AI response strategies not adequately tested‚ says UN official

Although most countries have been planning for a possible avian influenza pandemic, many response strategies have not been adequately tested and might be invalid once the next pandemic actually starts, said Dr. David Nabarro, United Nations system influenza coordinator.

October 24, 2008—Although most countries have been planning for a possible avian influenza pandemic, many response strategies have not been adequately tested and might be invalid once the next pandemic actually starts, Dr. David Nabarro, United Nations system influenza coordinator, told correspondents at a recent press conference.

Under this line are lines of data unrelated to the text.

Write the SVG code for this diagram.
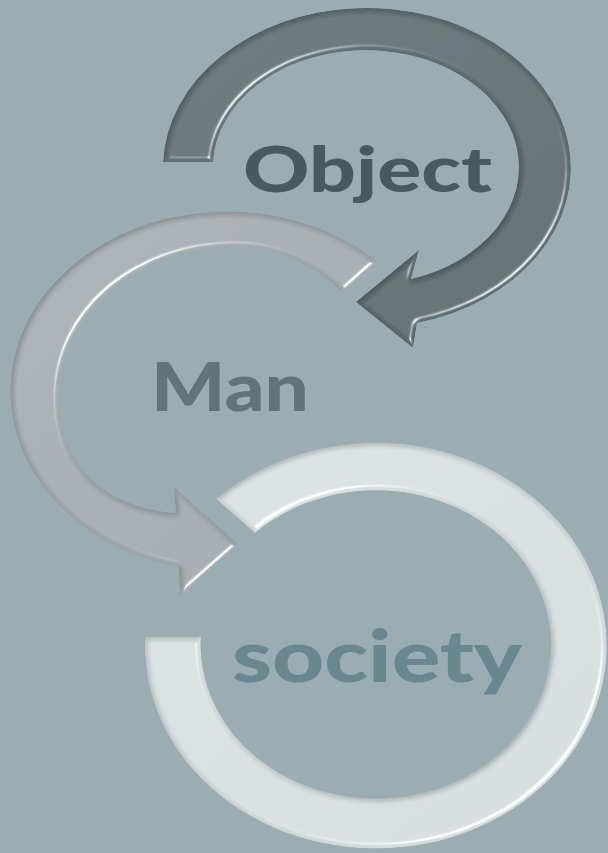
<svg xmlns="http://www.w3.org/2000/svg" width="608" height="853" viewBox="0 0 608 853">
<style>
.lbl{font-family:Lato,"Open Sans","Liberation Sans",sans-serif;font-weight:900;}
</style>
<defs>
<linearGradient id="gDark" x1="0" y1="0" x2="1" y2="1">
<stop offset="0" stop-color="#657679"/><stop offset="1" stop-color="#5b6a6d"/>
</linearGradient>
<linearGradient id="gMid" x1="0" y1="0" x2="1" y2="1">
<stop offset="0" stop-color="#a9b0b4"/><stop offset="1" stop-color="#a0a7ab"/>
</linearGradient>
<linearGradient id="gLight" x1="0" y1="0" x2="1" y2="1">
<stop offset="0" stop-color="#dae0e2"/><stop offset="1" stop-color="#d3dadc"/>
</linearGradient>
<filter id="bevel" x="-5%" y="-5%" width="110%" height="110%">
<feGaussianBlur in="SourceAlpha" stdDeviation="2.5" result="blur"/>
<feSpecularLighting in="blur" surfaceScale="5" specularConstant="1.2" specularExponent="35" lighting-color="#ffffff" result="spec">
<feDistantLight azimuth="45" elevation="40"/>
</feSpecularLighting>
<feComposite in="spec" in2="SourceAlpha" operator="in" result="specIn"/>
<feDiffuseLighting in="blur" surfaceScale="5" diffuseConstant="1" lighting-color="#ffffff" result="diff">
<feDistantLight azimuth="45" elevation="60"/>
</feDiffuseLighting>
<feComposite in="SourceGraphic" in2="diff" operator="arithmetic" k1="0.4" k2="0.654" k3="0" k4="0" result="shaded"/>
<feComposite in="shaded" in2="SourceAlpha" operator="in" result="shadedIn"/>
<feComposite in="shadedIn" in2="specIn" operator="arithmetic" k1="0" k2="1" k3="0.7" k4="0"/>
</filter>
</defs>
<rect width="608" height="853" fill="#9aadb3"/>
<g id="node-object">
<path filter="url(#bevel)" fill="url(#gDark)" d="M 163 162 A 204 160 0 1 1 417 323 L 413 348 L 356 302 L 419 250 L 411 279 A 153 117 0 1 0 213 162 Z"/>
<text class="lbl" x="243" y="192" font-size="62" fill="#485a60" textLength="249" lengthAdjust="spacingAndGlyphs">Object</text>
</g>
<g id="node-man">
<path filter="url(#bevel)" fill="url(#gMid)" d="M 378 262 A 217 180 0 1 0 179 567 L 180 597 L 239 545 L 174 487 L 176 513 C 135 510 59 490 59 395 A 174 148 0 0 1 233 247 A 152 148 0 0 1 343 293 Z"/>
<text class="lbl" x="151" y="411" font-size="67" fill="#637478" textLength="158" lengthAdjust="spacingAndGlyphs">Man</text>
</g>
<g id="node-society">
<path filter="url(#bevel)" fill="url(#gLight)" d="M 145 637 A 231 203 0 1 0 216 499 L 255 533 A 175 154 0 1 1 201 637 Z"/>
<text class="lbl" x="232" y="682" font-size="73" fill="#698790" textLength="290" lengthAdjust="spacingAndGlyphs">society</text>
</g>
<g id="connectors"/>
</svg>
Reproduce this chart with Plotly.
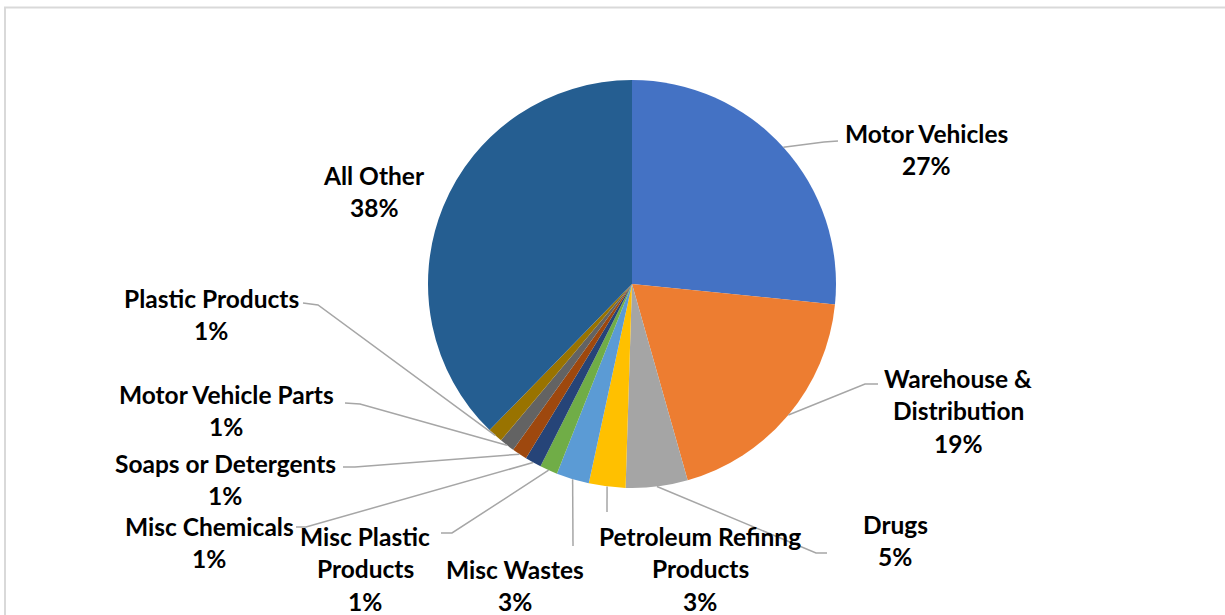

Introducing the “Fourth Global Progress Report on Responses to Avian Influenza and State of Pandemic Readiness,” Nabarro said the continuing lack of preparedness remained a cause for concern, especially since the report came on the heels of a World Bank study released earlier this month that suggested that the economic cost of a worldwide influenza pandemic could top $3 trillion. That would be equivalent to a global loss in gross domestic product of nearly 5%.

“When planning for an extraordinary concern like an influenza pandemic, it’s not enough just to have written a plan and have everybody signing off on it,” said Nabarro. “You also have to check it, test it and make sure that it works, and then revise [it] on the basis of assimilation”.

Of the 148 countries that provided data for the report—which was produced jointly by the United Nations and the World Bank—53% said they had tested their plans in the last 12 months, but only one-quarter had done so at all levels of government. Furthermore, only 38% had incorporated lessons learned from testing the plans into revising them, Nabarro said.

He added that the threat of an influenza pandemic was still the same as it was three or four years ago. Although nations were concentrating on one particular “bird flu” virus that might be the cause of the next influenza, any influenza virus could cause a pandemic, and no one could say for certain when the next pandemic would come, where it would start, or how severe it might be. Preparedness should be done by and among governments, and should engage the private sector, civil society, the media and other international bodies, added Nabarro.

Highlighting other sections of the report, he said the world had been battling “bird flu” caused by the highly pathogenic H5N1 avian influenza type A virus for the last five years. That was because it had caused major problems in poultry systems, and could possibly mutate into a form easily and rapidly transmissible between humans. Sustained transmission of the virus among humans, however, had not yet occurred, although there had been several hundred sporadic human cases.

No countries had reported that their poultry were newly infected by the H5N1 avian influenza virus in the first nine months of 2008, as compared with four in the same period last year. Only 20 countries that had previously reported infections experienced outbreaks between January and September 2008, down from 25 in the corresponding 2007 period. Nabarro expressed concern with the situation in Nigeria—which had recently announced its first H5N1 outbreak in nearly 10 months—and also in nearby Togo, which also had a recent outbreak.